▶ JOB: In your copy, leave out the pictures; write out all the data exactly.

▶ GIVEN DATA:
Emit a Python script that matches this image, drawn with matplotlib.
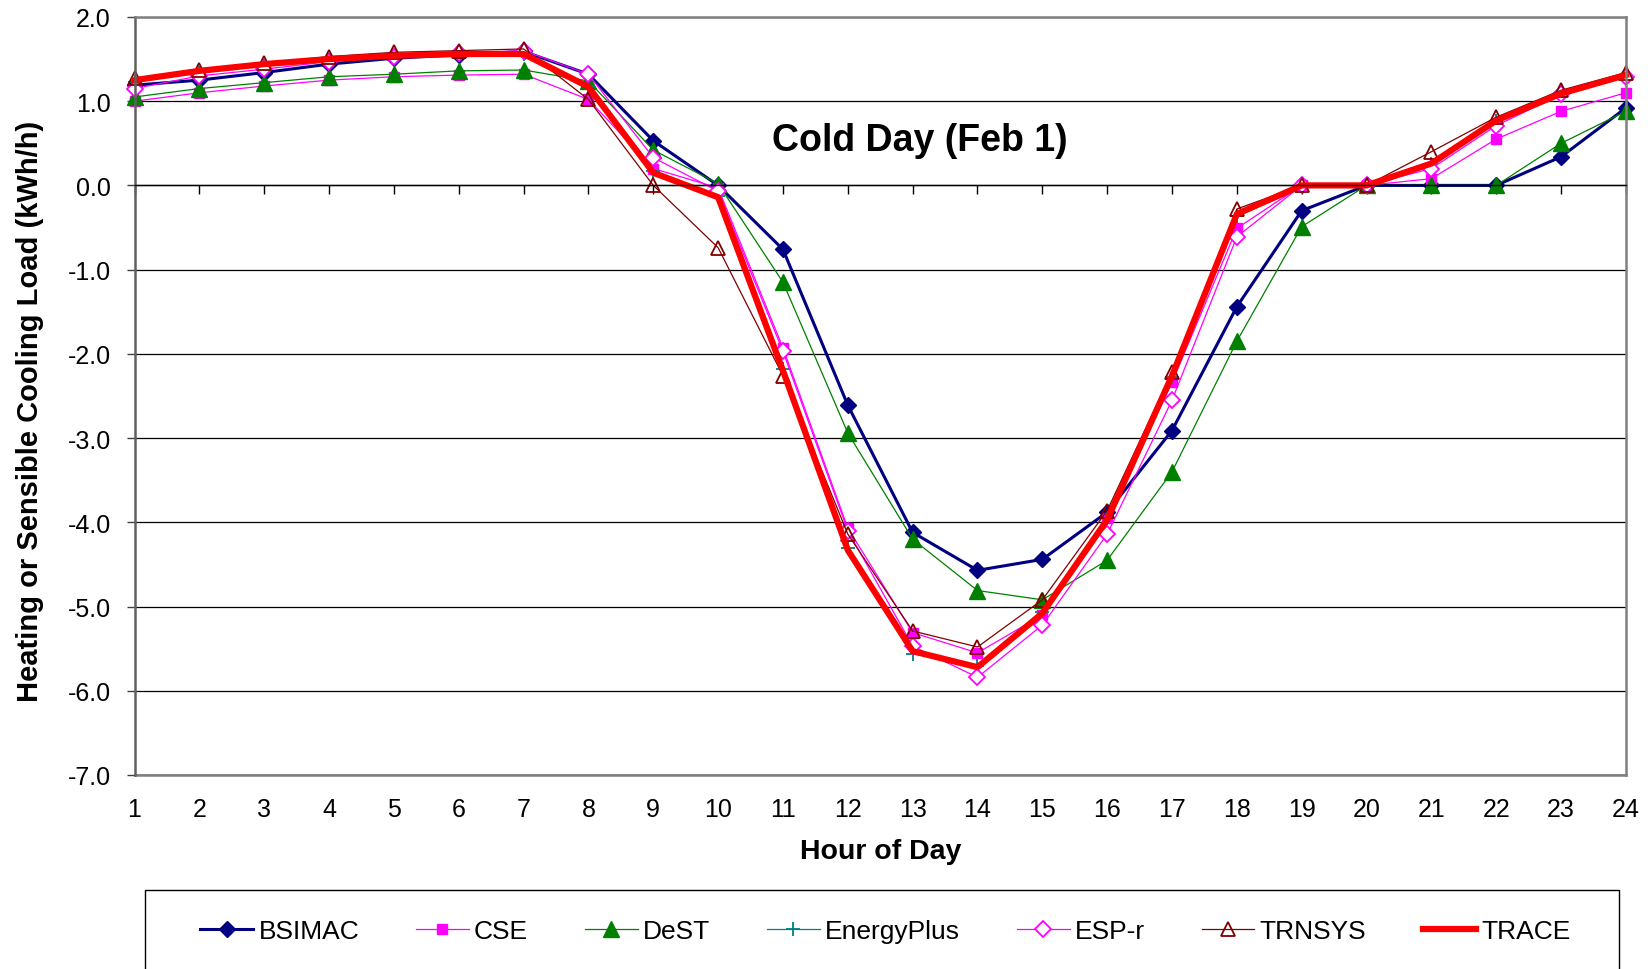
import matplotlib
matplotlib.use("Agg")
import matplotlib.pyplot as plt
from matplotlib.patches import Rectangle
from matplotlib.ticker import FormatStrFormatter, MultipleLocator

plt.rcParams["font.family"] = ["Liberation Sans", "DejaVu Sans"]
plt.rcParams["axes.unicode_minus"] = False

# hourly loads (kWh/h)
hours = list(range(1, 25))
bsimac = [1.19, 1.25, 1.34, 1.44, 1.51, 1.55, 1.59, 1.32, 0.53, 0.00, -0.76, -2.61,
          -4.12, -4.57, -4.44, -3.88, -2.91, -1.44, -0.30, 0.00, 0.00, 0.00, 0.34, 0.92]
cse = [1.00, 1.10, 1.18, 1.25, 1.29, 1.31, 1.32, 1.02, 0.20, -0.03, -1.93, -4.07,
       -5.31, -5.55, -5.10, -3.95, -2.34, -0.51, 0.00, 0.00, 0.08, 0.55, 0.88, 1.10]
dest = [1.05, 1.15, 1.22, 1.29, 1.32, 1.36, 1.37, 1.24, 0.42, 0.02, -1.15, -2.94,
        -4.20, -4.81, -4.92, -4.45, -3.40, -1.85, -0.49, 0.00, 0.00, 0.00, 0.50, 0.88]
energyplus = [1.23, 1.34, 1.42, 1.49, 1.53, 1.55, 1.56, 1.18, 0.17, -0.12, -2.18, -4.30,
              -5.56, -5.70, -5.07, -3.95, -2.27, -0.36, 0.00, 0.00, 0.26, 0.76, 1.08, 1.30]
espr = [1.15, 1.30, 1.38, 1.47, 1.53, 1.57, 1.60, 1.32, 0.33, -0.07, -1.97, -4.10,
        -5.47, -5.84, -5.22, -4.14, -2.55, -0.61, 0.00, 0.00, 0.20, 0.71, 1.08, 1.29]
trnsys = [1.27, 1.37, 1.45, 1.53, 1.58, 1.60, 1.62, 1.02, 0.00, -0.74, -2.26, -4.14,
          -5.29, -5.48, -4.92, -3.86, -2.22, -0.28, 0.00, 0.00, 0.40, 0.81, 1.13, 1.34]
trace = [1.25, 1.36, 1.44, 1.50, 1.54, 1.56, 1.56, 1.17, 0.15, -0.14, -2.20, -4.33,
         -5.53, -5.72, -5.08, -3.97, -2.26, -0.34, 0.00, 0.00, 0.26, 0.77, 1.09, 1.31]

fig = plt.figure(figsize=(16.49, 9.70), dpi=100)
ax = fig.add_axes([0.0816, 0.2, 0.9044, 0.7815])

ax.plot(hours, bsimac, color="#000080", lw=2.2, marker="D", ms=8.5, label="BSIMAC", clip_on=False)
ax.plot(hours, cse, color="#FF00FF", lw=0.9, marker="s", ms=6.5, label="CSE", clip_on=False)
ax.plot(hours, dest, color="#008000", lw=0.9, marker="^", ms=11.5, label="DeST", clip_on=False)
ax.plot(hours, energyplus, color="#008080", lw=0.9, marker="+", ms=10, mew=1.3,
        label="EnergyPlus", clip_on=False)
ax.plot(hours, espr, color="#FF00FF", lw=0.9, marker="D", ms=8, mfc="white", mew=1.3,
        label="ESP-r", clip_on=False)
ax.plot(hours, trnsys, color="#800000", lw=0.9, marker="^", ms=10.5, mfc="none", mew=1.3,
        label="TRNSYS", clip_on=False)
ax.plot(hours, trace, color="#FF0000", lw=4.5, label="TRACE", clip_on=False)

ax.set_xlim(1, 24)
ax.set_ylim(-7, 2)
ax.yaxis.set_major_locator(MultipleLocator(1))
ax.yaxis.set_major_formatter(FormatStrFormatter("%.1f"))
ax.grid(True, axis="y", color="black", lw=0.9)
ax.set_axisbelow(True)

# category axis crosses at zero, labels sit at the bottom
ax.spines["bottom"].set_position(("data", 0))
ax.spines["bottom"].set_color("black")
ax.spines["bottom"].set_linewidth(1.0)
ax.set_xticks(hours)
ax.tick_params(axis="x", direction="out", length=6.5, width=1, labelbottom=False)
for s in ("top", "right"):
    ax.spines[s].set_color("#808080")
    ax.spines[s].set_linewidth(1.8)
ax.spines["left"].set_color("#606060")
ax.spines["left"].set_linewidth(1.8)
ax.tick_params(axis="y", direction="out", length=6, width=1, color="#404040",
               labelsize=18, pad=11)

sec = ax.secondary_xaxis(0)
sec.set_xticks(hours)
sec.tick_params(length=0, labelsize=18, pad=16)
sec.spines["bottom"].set_color("#808080")
sec.spines["bottom"].set_linewidth(1.8)
sec.set_xlabel("Hour of Day", fontsize=20.5, fontweight="bold", labelpad=12)

ax.set_ylabel("Heating or Sensible Cooling Load (kWh/h)", fontsize=21, fontweight="bold")
ax.yaxis.set_label_coords(-0.061, 0.4815)

ax.text(13.11, 0.54, "Cold Day (Feb 1)", fontsize=27, fontweight="bold",
        ha="center", va="center")

# legend box runs off the bottom edge like in the source
fig.patches.append(Rectangle((0.0879, -0.05), 0.8939, 0.1314, transform=fig.transFigure,
                             fill=False, edgecolor="black", lw=1.0))
fig.legend(loc="center", bbox_to_anchor=(0.537, 0.039), ncol=7, frameon=False,
           fontsize=19, handlelength=2.0, handletextpad=0.2, columnspacing=2.15)

fig.savefig("out.png", dpi=100)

▶ ANSWER TO THE EXERCISE:
Emit a Python script that matches this image, drawn with matplotlib.
import matplotlib
matplotlib.use("Agg")
import matplotlib.pyplot as plt
from matplotlib.patches import Rectangle
from matplotlib.ticker import FormatStrFormatter, MultipleLocator

plt.rcParams["font.family"] = ["Liberation Sans", "DejaVu Sans"]
plt.rcParams["axes.unicode_minus"] = False

# hourly loads (kWh/h)
hours = list(range(1, 25))
bsimac = [1.19, 1.25, 1.34, 1.44, 1.51, 1.55, 1.59, 1.32, 0.53, 0.00, -0.76, -2.61,
          -4.12, -4.57, -4.44, -3.88, -2.91, -1.44, -0.30, 0.00, 0.00, 0.00, 0.34, 0.92]
cse = [1.00, 1.10, 1.18, 1.25, 1.29, 1.31, 1.32, 1.02, 0.20, -0.03, -1.93, -4.07,
       -5.31, -5.55, -5.10, -3.95, -2.34, -0.51, 0.00, 0.00, 0.08, 0.55, 0.88, 1.10]
dest = [1.05, 1.15, 1.22, 1.29, 1.32, 1.36, 1.37, 1.24, 0.42, 0.02, -1.15, -2.94,
        -4.20, -4.81, -4.92, -4.45, -3.40, -1.85, -0.49, 0.00, 0.00, 0.00, 0.50, 0.88]
energyplus = [1.23, 1.34, 1.42, 1.49, 1.53, 1.55, 1.56, 1.18, 0.17, -0.12, -2.18, -4.30,
              -5.56, -5.70, -5.07, -3.95, -2.27, -0.36, 0.00, 0.00, 0.26, 0.76, 1.08, 1.30]
espr = [1.15, 1.30, 1.38, 1.47, 1.53, 1.57, 1.60, 1.32, 0.33, -0.07, -1.97, -4.10,
        -5.47, -5.84, -5.22, -4.14, -2.55, -0.61, 0.00, 0.00, 0.20, 0.71, 1.08, 1.29]
trnsys = [1.27, 1.37, 1.45, 1.53, 1.58, 1.60, 1.62, 1.02, 0.00, -0.74, -2.26, -4.14,
          -5.29, -5.48, -4.92, -3.86, -2.22, -0.28, 0.00, 0.00, 0.40, 0.81, 1.13, 1.34]
trace = [1.25, 1.36, 1.44, 1.50, 1.54, 1.56, 1.56, 1.17, 0.15, -0.14, -2.20, -4.33,
         -5.53, -5.72, -5.08, -3.97, -2.26, -0.34, 0.00, 0.00, 0.26, 0.77, 1.09, 1.31]

fig = plt.figure(figsize=(16.49, 9.70), dpi=100)
ax = fig.add_axes([0.0816, 0.2, 0.9044, 0.7815])

ax.plot(hours, bsimac, color="#000080", lw=2.2, marker="D", ms=8.5, label="BSIMAC", clip_on=False)
ax.plot(hours, cse, color="#FF00FF", lw=0.9, marker="s", ms=6.5, label="CSE", clip_on=False)
ax.plot(hours, dest, color="#008000", lw=0.9, marker="^", ms=11.5, label="DeST", clip_on=False)
ax.plot(hours, energyplus, color="#008080", lw=0.9, marker="+", ms=10, mew=1.3,
        label="EnergyPlus", clip_on=False)
ax.plot(hours, espr, color="#FF00FF", lw=0.9, marker="D", ms=8, mfc="white", mew=1.3,
        label="ESP-r", clip_on=False)
ax.plot(hours, trnsys, color="#800000", lw=0.9, marker="^", ms=10.5, mfc="none", mew=1.3,
        label="TRNSYS", clip_on=False)
ax.plot(hours, trace, color="#FF0000", lw=4.5, label="TRACE", clip_on=False)

ax.set_xlim(1, 24)
ax.set_ylim(-7, 2)
ax.yaxis.set_major_locator(MultipleLocator(1))
ax.yaxis.set_major_formatter(FormatStrFormatter("%.1f"))
ax.grid(True, axis="y", color="black", lw=0.9)
ax.set_axisbelow(True)

# category axis crosses at zero, labels sit at the bottom
ax.spines["bottom"].set_position(("data", 0))
ax.spines["bottom"].set_color("black")
ax.spines["bottom"].set_linewidth(1.0)
ax.set_xticks(hours)
ax.tick_params(axis="x", direction="out", length=6.5, width=1, labelbottom=False)
for s in ("top", "right"):
    ax.spines[s].set_color("#808080")
    ax.spines[s].set_linewidth(1.8)
ax.spines["left"].set_color("#606060")
ax.spines["left"].set_linewidth(1.8)
ax.tick_params(axis="y", direction="out", length=6, width=1, color="#404040",
               labelsize=18, pad=11)

sec = ax.secondary_xaxis(0)
sec.set_xticks(hours)
sec.tick_params(length=0, labelsize=18, pad=16)
sec.spines["bottom"].set_color("#808080")
sec.spines["bottom"].set_linewidth(1.8)
sec.set_xlabel("Hour of Day", fontsize=20.5, fontweight="bold", labelpad=12)

ax.set_ylabel("Heating or Sensible Cooling Load (kWh/h)", fontsize=21, fontweight="bold")
ax.yaxis.set_label_coords(-0.061, 0.4815)

ax.text(13.11, 0.54, "Cold Day (Feb 1)", fontsize=27, fontweight="bold",
        ha="center", va="center")

# legend box runs off the bottom edge like in the source
fig.patches.append(Rectangle((0.0879, -0.05), 0.8939, 0.1314, transform=fig.transFigure,
                             fill=False, edgecolor="black", lw=1.0))
fig.legend(loc="center", bbox_to_anchor=(0.537, 0.039), ncol=7, frameon=False,
           fontsize=19, handlelength=2.0, handletextpad=0.2, columnspacing=2.15)

fig.savefig("out.png", dpi=100)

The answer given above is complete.